An old-fashioned whodunit with the style and deviousness you’d expect from a master storyteller.
The day after publisher Edgar Blacker addresses the Chichester Writing Circle, someone pours petrol through the letter slot in his door and incinerates him and almost everything inside. The police ask Maurice, the writing circle chairman, to help them with their inquiries. They learn Blacker was refusing to publish Maurice’s book unless he subsidized the print run and promptly arrest him. Rushing to his defense, several members of the circle begin their own investigation, calling on Bob Naylor, a new participant, to act as their spokesman. Poor Bob. When he tries to help out Miss Snow, who’s received a mysterious phone call, he’s waylaid in a boathouse and almost burned to death himself.

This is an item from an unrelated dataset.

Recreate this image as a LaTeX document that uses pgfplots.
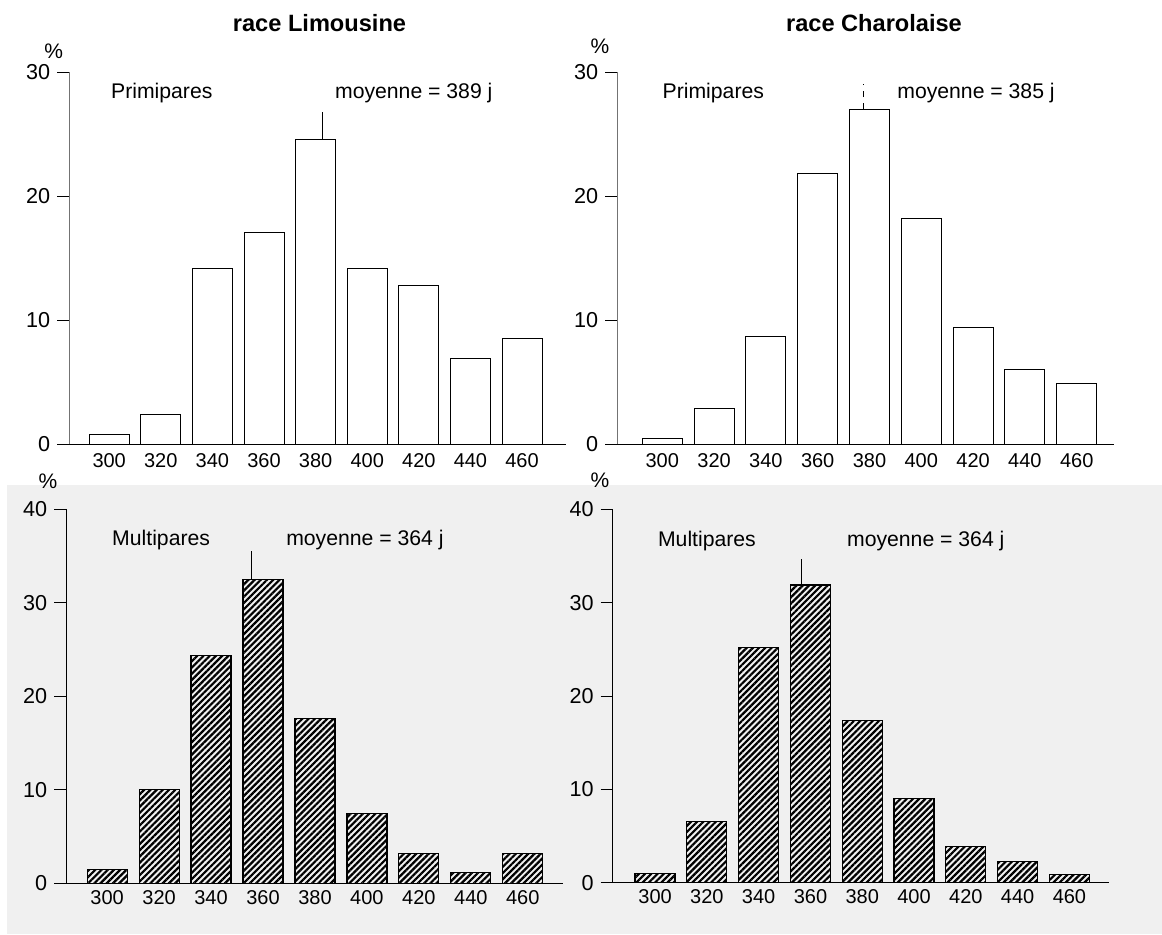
\documentclass[border=0pt]{standalone}
\usepackage{fontspec}
\setmainfont{Liberation Sans}
\usepackage{pgfplots}
\pgfplotsset{compat=1.18}
\usetikzlibrary{patterns.meta}

\pgfplotsset{
 panel/.style={
  scale only axis,
  anchor=south west,
  axis x line=bottom, axis y line=left,
  axis line style={-, line width=0.5pt},
  xtick={0,...,8},
  xticklabels={300,320,340,360,380,400,420,440,460},
  x tick style={draw=none},
  y tick style={black, line width=0.5pt},
  tick align=outside,
  major tick length=6pt,
  ymin=0,
  /pgf/number format/assume math mode=true,
  x tick label style={font=\fontsize{10}{11}\selectfont},
  y tick label style={font=\fontsize{10.8}{12}\selectfont},
  clip=false,
 },
 topbar/.style={ybar, bar width=20pt, draw=black, fill=white, line width=0.5pt},
 botbar/.style={ybar, bar width=20pt, draw=black, line width=0.6pt,
   pattern={Lines[angle=45, distance=2.2pt, line width=1.1pt]}},
}
\newcommand{\lab}{\fontsize{10.6}{12}\selectfont}

\begin{document}
\begin{tikzpicture}
\useasboundingbox (0,0) rectangle (581pt,-467pt);
\fill[black!6] (3.5pt,-242.5pt) rectangle (581pt,-467pt);

% titles
\node[anchor=base, font=\fontsize{11.8}{14}\selectfont\bfseries] at (159.75pt,-15.85pt) {race Limousine};
\node[anchor=base, font=\fontsize{11.8}{14}\selectfont\bfseries] at (437pt,-15.85pt) {race Charolaise};
% percent signs
\node[font=\fontsize{10.5}{12}\selectfont] at (26.8pt,-25.85pt) {\%};
\node[font=\fontsize{10.5}{12}\selectfont] at (300pt,-23.35pt) {\%};
\node[font=\fontsize{10.5}{12}\selectfont] at (24pt,-240.85pt) {\%};
\node[font=\fontsize{10.5}{12}\selectfont] at (300pt,-240pt) {\%};

% Top-left: Limousine primipares
\begin{axis}[panel, at={(34.6pt,-222.15pt)}, width=248.35pt, height=186.15pt,
  xmin=-0.775, xmax=8.85, ymax=30, ytick={0,10,20,30},
  y axis line style={black!55}, x tick label style={yshift=5pt}]
\addplot[topbar] coordinates {(0,0.8) (1,2.4) (2,14.2) (3,17.1) (4,24.6) (5,14.2) (6,12.8) (7,6.9) (8,8.5)};
\addplot[black, line width=0.5pt, no marks] coordinates {(4.13,24.6) (4.13,26.8)};
\node[anchor=base west, inner sep=0pt, font=\lab] at (axis cs:0.03,27.87) {Primipares};
\node[anchor=base west, inner sep=0pt, font=\lab] at (axis cs:4.37,27.87) {moyenne = 389 j};
\end{axis}

% Top-right: Charolaise primipares
\begin{axis}[panel, at={(308.6pt,-222.15pt)}, width=248.4pt, height=186.15pt,
  xmin=-0.87, xmax=8.72, ymax=30, ytick={0,10,20,30},
  y axis line style={black!55}, x tick label style={yshift=5pt}]
\addplot[topbar] coordinates {(0,0.5) (1,2.9) (2,8.7) (3,21.8) (4,27.0) (5,18.2) (6,9.4) (7,6.0) (8,4.9)};
\addplot[black, line width=0.5pt, dashed, no marks] coordinates {(3.89,27.0) (3.89,29.0)};
\node[anchor=base west, inner sep=0pt, font=\lab] at (axis cs:0.0,27.87) {Primipares};
\node[anchor=base west, inner sep=0pt, font=\lab] at (axis cs:4.53,27.87) {moyenne = 385 j};
\end{axis}

% Bottom-left: Limousine multipares
\begin{axis}[panel, at={(33.05pt,-441.65pt)}, width=248.6pt, height=187pt,
  xmin=-0.79, xmax=8.78, ymax=40, ytick={0,10,20,30,40},
  x tick label style={yshift=6pt}]
\addplot[botbar] coordinates {(0,1.5) (1,10.0) (2,24.4) (3,32.5) (4,17.6) (5,7.5) (6,3.2) (7,1.2) (8,3.2)};
\addplot[black, line width=0.5pt, no marks] coordinates {(2.78,32.5) (2.78,35.5)};
\node[anchor=base west, inner sep=0pt, font=\lab] at (axis cs:0.09,36.1) {Multipares};
\node[anchor=base west, inner sep=0pt, font=\lab] at (axis cs:3.44,36.1) {moyenne = 364 j};
\end{axis}

% Bottom-right: Charolaise multipares
\begin{axis}[panel, at={(306.3pt,-441.35pt)}, width=248.1pt, height=186.7pt,
  xmin=-0.82, xmax=8.76, ymax=40, ytick={0,10,20,30,40},
  x tick label style={yshift=6pt}]
\addplot[botbar] coordinates {(0,1.0) (1,6.6) (2,25.2) (3,31.9) (4,17.4) (5,9.0) (6,3.9) (7,2.3) (8,0.9)};
\addplot[black, line width=0.5pt, no marks] coordinates {(2.82,31.9) (2.82,34.7)};
\node[anchor=base west, inner sep=0pt, font=\lab] at (axis cs:0.05,36.0) {Multipares};
\node[anchor=base west, inner sep=0pt, font=\lab] at (axis cs:3.7,36.0) {moyenne = 364 j};
\end{axis}
\end{tikzpicture}
\end{document}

After two more fires further winnow the circle membership, Detective Chief Inspector Henrietta (Hen) Mallin from Bognor (The House Sitter, 2003) is called in to deal with the arsons, the murders, the circle members’ egos and an unknown member of the constabulary leaking information. Frazzled and almost flummoxed by the writers playing amateur detective, Hen ultimately narrows her field of suspects and sets a trap for the villain.
Lovesey, who can out–Christie Dame Agatha when he sets his mind to it, offers a smorgasbord of red herrings, a nifty plot twist, charming bits of doggerel and delicious digs at writers of the unpublishable.